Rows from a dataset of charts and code
###

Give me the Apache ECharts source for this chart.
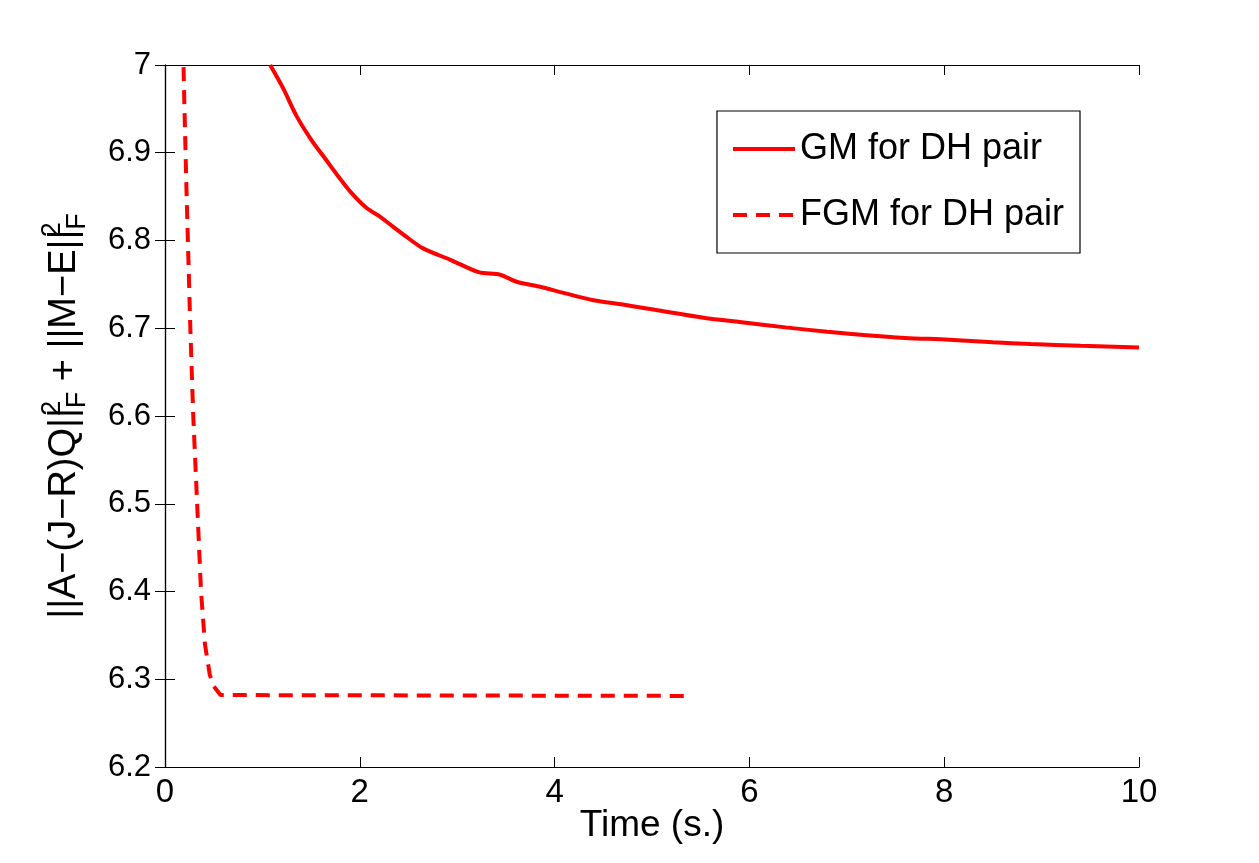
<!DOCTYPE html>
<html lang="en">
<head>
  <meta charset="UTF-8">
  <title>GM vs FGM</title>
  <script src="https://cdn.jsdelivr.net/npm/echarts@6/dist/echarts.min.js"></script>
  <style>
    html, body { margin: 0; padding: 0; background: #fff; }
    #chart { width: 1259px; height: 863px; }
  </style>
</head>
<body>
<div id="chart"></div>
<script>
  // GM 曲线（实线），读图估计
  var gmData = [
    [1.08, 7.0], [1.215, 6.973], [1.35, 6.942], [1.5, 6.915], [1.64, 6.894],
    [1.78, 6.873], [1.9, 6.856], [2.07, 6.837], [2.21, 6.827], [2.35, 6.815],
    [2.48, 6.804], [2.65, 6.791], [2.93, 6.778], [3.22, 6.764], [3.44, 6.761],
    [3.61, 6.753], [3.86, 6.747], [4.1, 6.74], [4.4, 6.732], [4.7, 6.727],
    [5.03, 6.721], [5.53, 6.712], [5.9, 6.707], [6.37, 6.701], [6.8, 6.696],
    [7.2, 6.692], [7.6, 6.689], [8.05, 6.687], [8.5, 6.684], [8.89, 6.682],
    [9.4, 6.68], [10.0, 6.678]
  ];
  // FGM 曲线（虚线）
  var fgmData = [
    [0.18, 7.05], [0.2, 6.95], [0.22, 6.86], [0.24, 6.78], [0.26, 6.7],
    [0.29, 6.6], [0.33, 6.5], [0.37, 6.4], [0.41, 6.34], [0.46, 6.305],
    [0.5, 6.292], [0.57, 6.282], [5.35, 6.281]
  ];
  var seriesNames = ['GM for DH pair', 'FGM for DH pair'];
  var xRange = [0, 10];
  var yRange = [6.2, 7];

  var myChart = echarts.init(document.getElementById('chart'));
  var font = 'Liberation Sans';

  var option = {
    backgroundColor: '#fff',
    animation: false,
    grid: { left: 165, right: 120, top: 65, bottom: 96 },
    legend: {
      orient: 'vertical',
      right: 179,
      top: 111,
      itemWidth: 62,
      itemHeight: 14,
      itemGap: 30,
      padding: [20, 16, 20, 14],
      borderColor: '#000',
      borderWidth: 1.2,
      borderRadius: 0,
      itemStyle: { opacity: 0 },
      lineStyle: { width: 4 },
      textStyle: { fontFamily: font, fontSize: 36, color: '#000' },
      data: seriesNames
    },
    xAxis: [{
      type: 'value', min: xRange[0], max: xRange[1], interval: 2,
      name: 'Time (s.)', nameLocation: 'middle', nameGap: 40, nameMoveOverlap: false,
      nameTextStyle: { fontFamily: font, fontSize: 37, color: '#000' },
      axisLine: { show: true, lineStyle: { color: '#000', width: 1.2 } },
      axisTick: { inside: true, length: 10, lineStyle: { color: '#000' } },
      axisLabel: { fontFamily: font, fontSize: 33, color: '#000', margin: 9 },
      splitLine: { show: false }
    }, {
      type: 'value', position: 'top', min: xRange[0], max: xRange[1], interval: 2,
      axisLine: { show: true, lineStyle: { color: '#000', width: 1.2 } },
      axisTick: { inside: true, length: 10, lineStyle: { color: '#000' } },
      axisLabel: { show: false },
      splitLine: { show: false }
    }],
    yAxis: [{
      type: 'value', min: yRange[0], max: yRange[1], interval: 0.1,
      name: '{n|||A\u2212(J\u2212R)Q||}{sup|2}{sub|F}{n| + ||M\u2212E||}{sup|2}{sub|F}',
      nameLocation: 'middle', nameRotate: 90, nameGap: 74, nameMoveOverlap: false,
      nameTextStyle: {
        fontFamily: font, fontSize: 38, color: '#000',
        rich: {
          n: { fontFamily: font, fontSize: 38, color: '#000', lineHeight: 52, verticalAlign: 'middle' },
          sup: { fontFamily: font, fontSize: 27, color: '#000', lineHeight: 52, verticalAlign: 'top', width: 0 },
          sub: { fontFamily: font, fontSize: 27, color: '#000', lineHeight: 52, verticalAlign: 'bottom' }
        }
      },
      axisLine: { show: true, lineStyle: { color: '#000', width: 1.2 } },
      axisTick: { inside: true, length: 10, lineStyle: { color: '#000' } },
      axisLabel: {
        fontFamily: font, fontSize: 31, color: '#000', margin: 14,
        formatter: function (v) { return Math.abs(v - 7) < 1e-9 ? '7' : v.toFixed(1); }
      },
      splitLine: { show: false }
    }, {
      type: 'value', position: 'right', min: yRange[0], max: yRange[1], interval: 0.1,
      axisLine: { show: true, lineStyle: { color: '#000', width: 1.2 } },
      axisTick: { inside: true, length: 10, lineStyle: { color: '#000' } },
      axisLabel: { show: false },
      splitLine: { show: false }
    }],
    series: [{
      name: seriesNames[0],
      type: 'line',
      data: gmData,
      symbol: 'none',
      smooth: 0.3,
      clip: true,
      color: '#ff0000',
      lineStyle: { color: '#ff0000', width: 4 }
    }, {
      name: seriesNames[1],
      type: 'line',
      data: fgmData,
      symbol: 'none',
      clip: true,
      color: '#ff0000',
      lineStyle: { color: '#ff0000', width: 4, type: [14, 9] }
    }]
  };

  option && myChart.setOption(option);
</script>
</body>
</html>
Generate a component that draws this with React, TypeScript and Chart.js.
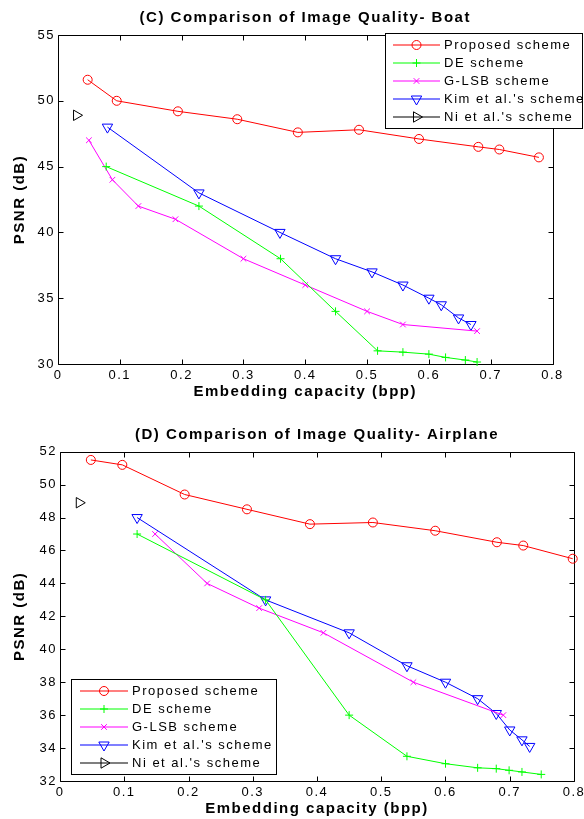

###

Your instructions - Pull out all lines containing the word "this" from the entries above.

Final result -
Give me the Apache ECharts source for this chart.
Generate a component that draws this with React, TypeScript and Chart.js.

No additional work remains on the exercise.